Il suo punto di vista sull’argomento è chiaro e diretto. Il destino del nostro pianeta è nelle mani della leadership politica mondiale:

Se leader come Obama, Sarkozy, Merkel e Brown non saranno in grado di sbloccare i negoziati, il mondo andrà incontro a migrazioni di massa e carestie. Se questo accadrà, ‘ci dispiace’ sarà la parola più usata, ma purtroppo non servirà a nulla.

Poi rivolge la sua attenzione ad Obama:

durante la sua campagna elettorale, in ogni singolo discorso, ha parlato di un pianeta in pericolo per il cambiamento climatico. Sappiamo che conosce il problema.

Naidoo sottolinea che per il presidente americano, la questione ambientale abbia perso tutta la sua urgenza una volta vinte le elezioni.
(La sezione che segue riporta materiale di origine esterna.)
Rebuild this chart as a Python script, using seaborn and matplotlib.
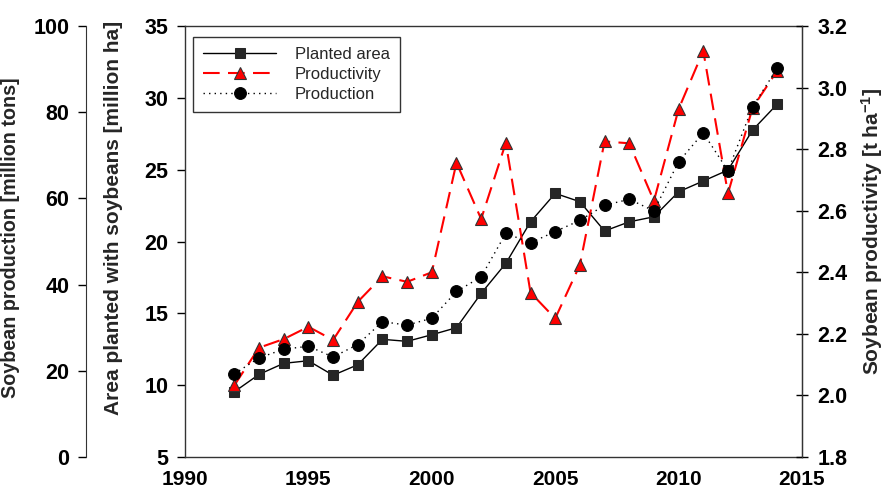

In vista di Copenaghen, quali sono i possibili provvedimenti? Ecco cosa sostine Naidoo:

Per il successo di Copenhagen sarà necessario un accordo equo, ambizioso e vincolante che presuppone: un impegno da parte dei Paesi industrializzati a tagliare le emissioni del 40% al 2020 rispetto ai livelli del 1990; un piano per fermare la distruzione delle foreste tropicali entro il 2020; almeno 140 miliardi di dollari all’anno in risorse finanziarie pubbliche per contrastare i cambiamenti climatici nei Paesi in via di sviluppo”.

Le parole di Naidoo aprono uno scenario fatto di decisioni ed accordi di natura strettamente politica, responsabili concreti della salute del pianeta. Verrebbe da chidersi se i leader mondiali siano davvero consapevoli del peso delle loro scelte sull’ambiente.